What's Different This Time: Part 1
Is 2014 the new 2009? Or 1998? Or 1995?
This time, I am an independent contractor instead of an employee on a contract. The second screen is a MacBook Air instead of the original white MacBook. The main screen is a nicely powered iMac instead of a sluggish Windows XP enabled HP that had the world's noisiest fan. The cell phone is an iPhone 5 instead of a Windows Mobile enabled Motorola. The fax is virtual, not physical.
But other than that, this time it is pretty much the same. A large wholesaler has "exited" the business. They couldn't make money. They tried to get their suppliers to pay them more and they were turned down. Then their suppliers cut them off when the couldn't or wouldn't pay the bills.
So we pick up the pieces. We care for the publishers needs by trying to expedite the removal of copies from closed or soon to be closed warehouses. We explain the terms of their national distribution contracts. We try to calculate what is covered and what will be a loss. We try to project what the landscape will look like when the dust settles. Again.
We look forward and estimate what print orders for the next six weeks may look like. Where will they be in six months. We talk back and forth with other colleagues: "How're you doing? What's going on? What have you heard? What are you working on? Did you hear that.... This worked, maybe you can try."

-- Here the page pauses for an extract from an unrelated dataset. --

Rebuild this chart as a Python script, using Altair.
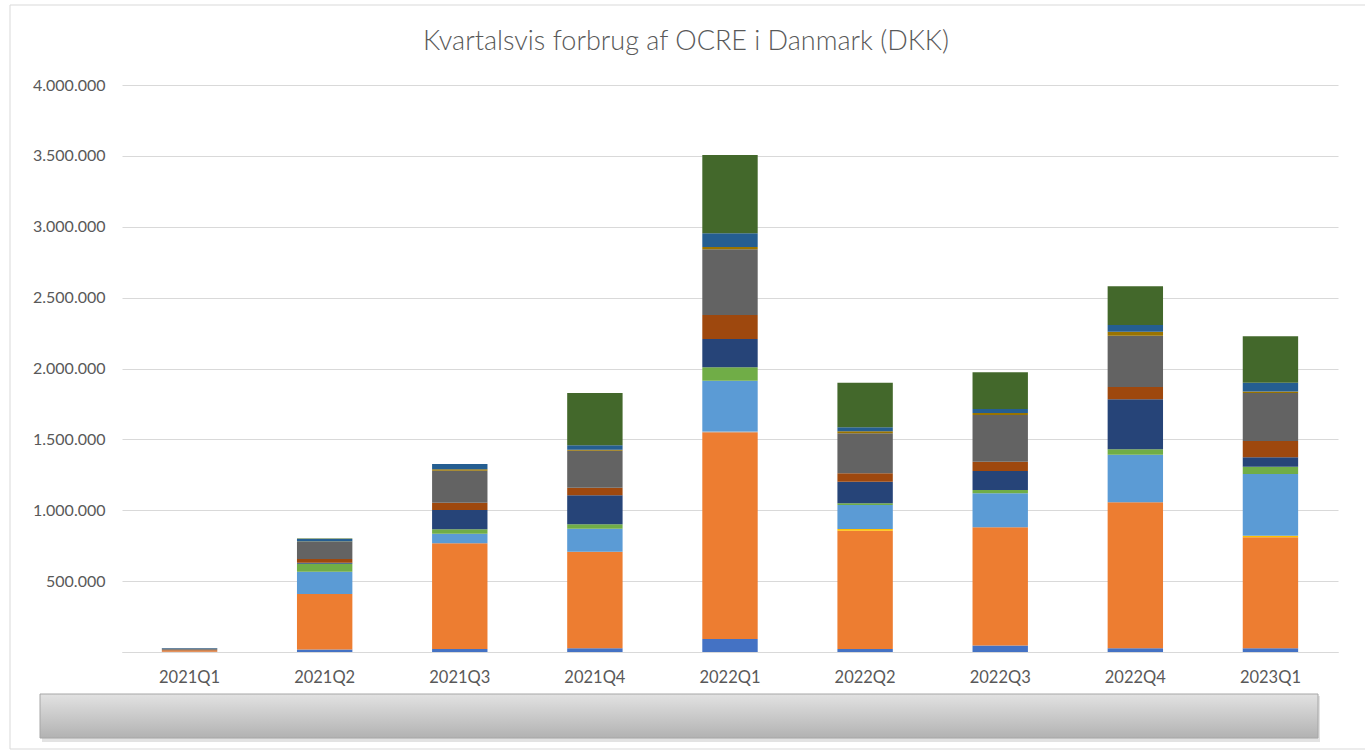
import altair as alt
import pandas as pd

quarters = ["2021Q1", "2021Q2", "2021Q3", "2021Q4", "2022Q1", "2022Q2", "2022Q3", "2022Q4", "2023Q1"]

series_names = ["Serie 1", "Serie 2", "Serie 3", "Serie 4", "Serie 5", "Serie 6",
                "Serie 7", "Serie 8", "Serie 9", "Serie 10", "Serie 11", "Serie 12"]
series_colors = ["#4472C4", "#ED7D31", "#A5A5A5", "#FFC000", "#5B9BD5", "#70AD47",
                 "#264478", "#9E480E", "#636363", "#997300", "#255E91", "#43682B"]

s1 = [2000, 18000, 21000, 26000, 92000, 22000, 45000, 26000, 26000]
s2 = [8000, 391000, 746000, 682000, 1458000, 834000, 835000, 1030000, 783000]
s3 = [0, 0, 0, 0, 5000, 0, 0, 0, 0]
s4 = [0, 0, 0, 0, 0, 12000, 0, 0, 11000]
s5 = [0, 157000, 68000, 162000, 359000, 169000, 240000, 336000, 436000]
s6 = [0, 57000, 31000, 31000, 94000, 12000, 23000, 38000, 50000]
s7 = [0, 7000, 136000, 204000, 200000, 152000, 134000, 353000, 68000]
s8 = [6000, 26000, 51000, 54000, 169000, 60000, 66000, 86000, 115000]
s9 = [8000, 120000, 226000, 261000, 464000, 282000, 329000, 362000, 339000]
s10 = [0, 3000, 10000, 7000, 16000, 14000, 14000, 29000, 9000]
s11 = [5000, 18000, 37000, 31000, 97000, 28000, 28000, 47000, 62000]
s12 = [0, 3000, 0, 369000, 552000, 315000, 259000, 273000, 328000]

title_text = "Kvartalsvis forbrug af OCRE i Danmark (DKK)"

all_series = [s1, s2, s3, s4, s5, s6, s7, s8, s9, s10, s11, s12]

rows = []
for i, (name, vals) in enumerate(zip(series_names, all_series)):
    for q, v in zip(quarters, vals):
        rows.append({"Kvartal": q, "Serie": name, "Beløb": v, "orden": i})
df = pd.DataFrame(rows)

W, H = 1216, 567
FONT = "Lato"

bars = alt.Chart(df).mark_bar().encode(
    x=alt.X("Kvartal:N", sort=quarters,
            scale=alt.Scale(paddingInner=0.59, paddingOuter=0.295),
            axis=alt.Axis(title=None, labelAngle=0, ticks=False, domainColor="#d9d9d9",
                          labelPadding=17, labelFontSize=16.5, labelColor="#595959",
                          labelFont=FONT)),
    y=alt.Y("Beløb:Q", stack="zero",
            scale=alt.Scale(domain=[0, 4000000], nice=False),
            axis=alt.Axis(title=None, values=[0, 500000, 1000000, 1500000, 2000000,
                                              2500000, 3000000, 3500000, 4000000],
                          labelExpr="datum.value == 0 ? '' : replace(format(datum.value, ','), regexp(',', 'g'), '.')",
                          domain=False, ticks=False, gridColor="#d9d9d9",
                          labelPadding=17, labelFontSize=16, labelColor="#595959",
                          labelFont=FONT)),
    color=alt.Color("Serie:N", scale=alt.Scale(domain=series_names, range=series_colors),
                    legend=None),
    order=alt.Order("orden:Q", sort="ascending"),
    tooltip=["Kvartal", "Serie", "Beløb"],
)

one = pd.DataFrame({"t": [title_text]})

border = alt.Chart(one).mark_rect(fill=None, stroke="#d9d9d9", strokeWidth=1).encode(
    x=alt.value(-112), x2=alt.value(W + 120),
    y=alt.value(-80), y2=alt.value(H + 97),
)

shadow = alt.Chart(one).mark_rect(fill="#d0d0d0", opacity=0.6).encode(
    x=alt.value(-80), x2=alt.value(1198),
    y=alt.value(H + 44), y2=alt.value(H + 90),
)

box = alt.Chart(one).mark_rect(
    fill=alt.Gradient(gradient="linear",
                      stops=[alt.GradientStop(color="#e2e2e2", offset=0),
                             alt.GradientStop(color="#b2b2b2", offset=1)],
                      x1=0, x2=0, y1=0, y2=1),
    stroke="#a6a6a6", strokeWidth=1,
).encode(
    x=alt.value(-82), x2=alt.value(1196),
    y=alt.value(H + 42), y2=alt.value(H + 86),
)

title = alt.Chart(one).mark_text(
    font=FONT, fontSize=27, fontWeight=300, color="#595959", align="center", baseline="middle",
).encode(
    text="t:N",
    x=alt.value(686 - 122), y=alt.value(42 - 85),
)

chart = alt.layer(border, shadow, box, bars, title).properties(
    width=W, height=H,
    autosize=alt.AutoSizeParams(type="none"),
    padding={"left": 122, "top": 85, "right": 27, "bottom": 98},
    background="white",
).configure_view(stroke=None, strokeWidth=0)

chart.save("out.html", embed_options={"renderer": "svg", "actions": False})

We call our Account Execs and other service providers: "Have you heard about...?"
"When can you get me...?"
"How soon will we know...."
And we remember that we should ask them, "How're you hanging in?"
We try not to think about people we know who will soon find themselves unemployed. Adrift in a sea of unemployed. Most are hard working people who regardless of their work ethic, worked in a business that others consider outdated, antiquated, "Should have been put out of it's misery years ago."
Dinosaurs. Dinosaurs re-arranging deck chairs on the Titanic.
2014 is not 2009, but it feels remarkably similar. Places that I used to call on or visit will no longer be on itinerary. Short cuts, backs doors, people who you could trade with to get things done in short order will no longer be available.
The sky is closer. Is this sustainable?
The business needs rearranging so it is profitable. More importantly, we need a business that doesn't cause the producers, our publishers, to throw up their hands in exasperation because they don't understand how we work, what we do. We should not be black robed magi and high priests chanting unrecognizable prayers to the gods of sales. The new high priests, the web and app based demigods have no patience for our jargon, no interest in our drawn out production schedules.
Likewise, we need to make the case to publishers that circulation, audience development, whatever label you need to slap on it, should no longer be the red headed step child of a magazine's organization. No audience, no magazine.
Is there a future for the print newsstand? Most likely there is. My hope would be that we finally get it right this time. I don't want to be at my desk, or on a plane, or in a taxi (It was all of those this week) and ask myself, ever again, "What's different this time?" and realize that the answer is, "Not too much."
What do you think? How can we fix this and create a sustainable, profitable newsstand?